A Star Is Born (USA / 15A / 135 mins)

In short: Stellar

Directed by Bradley Cooper. Starring Bradley Cooper, Lady Gaga, Sam Elliott, Dave Chappelle, Anthony Ramos.

The Plot: Jackson (Bradley Cooper) is a famed Country & Western singer who is on a path to self-destruction due to his dependence on drink and drugs. Looking over-tanned and unkempt, he still pulls in the crowds but his best days are now behind him. One night, he stops at a bar where he discovers local talent Ally (Lady Gaga). Impressed by her soulful singing voice, he takes her out for a drink and gets to know her. She’s self-conscious about her looks, so she doesn’t sing the songs that she writes. He invites her on stage one night to sing with him and then lets her take centre stage. From then onwards, her star is in in the ascendant as fame and fortune beckons for her, along with a tender romance with Jackson. However, Jackson’s downward spiral only increases…

The Verdict: A Star Is Born has been adapted for the screen three times before, most notably in the 1954 version with James Mason and Judy Garland. Great stories are worth retelling though, hence Bradley Cooper taking the helm for a new adaptation based on the scripts of the 1954 and 1976 versions. It was originally set to be directed by Cooper’s buddy Clint Eastwood, but it may be just as well that Cooper took it on himself. Having shepherded it through several years of development, it’s very much his baby. If anything, it represents a career high for him as an actor and an auspicious start as a director in his own right.

This adaptation, which Cooper co-wrote with Eric Roth and Will Fetters, re-tools the story for the Country & Western scene and adds a modern sensibility about how fame can be instant before it eventually fades away, waiting for a comeback. The contrast between the meteoric rise of Ally and the desperate decline of Jackson amid a passionate love story is subtle enough not to draw too much attention to itself. The script is so well attuned to the voices of its two characters that it doesn’t lose sight of what makes them jump off the page so well. They compliment and balance each other out – the modest but ballsy Ally measured up against the well-meaning but directionless Jackson.

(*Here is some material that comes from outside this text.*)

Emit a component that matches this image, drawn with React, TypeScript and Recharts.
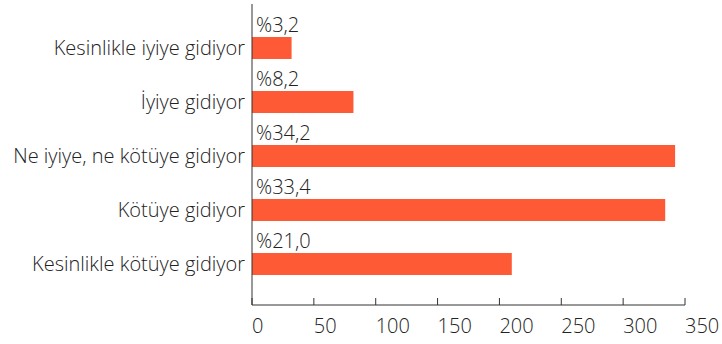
import React from 'react';
import { BarChart, Bar, XAxis, YAxis, LabelList } from 'recharts';

const categories = [
  'Kesinlikle iyiye gidiyor',
  'İyiye gidiyor',
  'Ne iyiye, ne kötüye gidiyor',
  'Kötüye gidiyor',
  'Kesinlikle kötüye gidiyor',
];
const counts = [32, 82, 342, 334, 210];
const shares = ['%3,2', '%8,2', '%34,2', '%33,4', '%21,0'];
const xTicks = [0, 50, 100, 150, 200, 250, 300, 350];

const data = categories.map((name, i) => ({ name, value: counts[i], share: shares[i] }));

const FONT = '"Open Sans", Lato, sans-serif';
const TEXT = '#222222';
const BAR = '#ff5a36';

// x ticks sit on the left of each label and point up into the plot
const XTick = ({ x, y, payload }: any) => (
  <g>
    <line x1={x} x2={x} y1={y - 7} y2={y} stroke="#333" strokeWidth={1} />
    <text x={x} y={y + 28} textAnchor="start" fontSize={20} fontWeight={300} fontFamily={FONT} fill={TEXT}>
      {payload.value}
    </text>
  </g>
);

const ShareLabel = ({ x, y, index }: any) => (
  <text x={x + 4} y={y - 5} fontSize={20} fontWeight={300} fontFamily={FONT} fill={TEXT}>
    {shares[index]}
  </text>
);

export default function App() {
  return (
    <div style={{ position: 'absolute', left: 0, top: 0, width: 722, height: 344, background: '#fff' }}>
      <BarChart
        width={722}
        height={344}
        data={data}
        layout="vertical"
        margin={{ top: 4, right: 37, bottom: 0, left: 0 }}
      >
        <XAxis
          type="number"
          domain={[0, 350]}
          ticks={xTicks}
          height={39}
          axisLine={{ stroke: '#333', strokeWidth: 1 }}
          tickLine={false}
          tickSize={0}
          tickMargin={0}
          tick={<XTick />}
          interval={0}
        />
        <YAxis
          type="category"
          dataKey="name"
          width={252}
          padding={{ top: 17, bottom: 14 }}
          axisLine={{ stroke: '#333', strokeWidth: 1 }}
          tickLine={false}
          tickSize={0}
          tickMargin={7}
          tick={{ fontSize: 20, fontWeight: 300, fontFamily: FONT, fill: TEXT }}
        />
        <Bar dataKey="value" fill={BAR} barSize={22} isAnimationActive={false}>
          <LabelList dataKey="share" content={<ShareLabel />} />
        </Bar>
      </BarChart>
    </div>
  );
}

Cooper has proven himself before as more than just ‘that guy’ from The Hangover. He puts a lot of heart and soul into his performance, without detracting from his direction. He must have been paying attention when watching Eastwood. It’s a difficult role, in that Jackson has to remain sympathetic to the audience in order to understand what he’s going through. The real surprise here though is Lady Gaga AKA Stefani Germanotta. Setting aside her cameos in a few Robert Rodriguez films, the star is re-born here as an actress of serious weight.

Casting a famous contemporary singer in a dramatic lead role is a risk. It can work well sometimes (e.g. Madonna in Desperately Seeking Susan and Dick Tracy) or work horribly (Madonna in everything else). Lady Gaga though is a revelation as Ally – sweet, worldly and down-to-earth genuine. Even when Ally’s career starts to turn towards what may be called a fact / fiction crossover for Lady Gaga, she carefully nudges it back into the fiction realm. The decision to record the excellent songs live rather than lip-synch through playback adds further authenticity to both Lady Gaga’s and Cooper’s impressive singing voices.

For a first-time director, Cooper shows a considered command of his camera and how to get the best performances from his actors. He barely sets a foot wrong here, delivering a film that is full of soul, humour and human frailty that fully justifies another version of an oft-told tale. A Star Is Born that could go all the way to the Oscars next year, but like Ally it’s a modest film that doesn’t oversell itself. It’s a stellar piece of filmmaking that deserves to be a hit with audiences.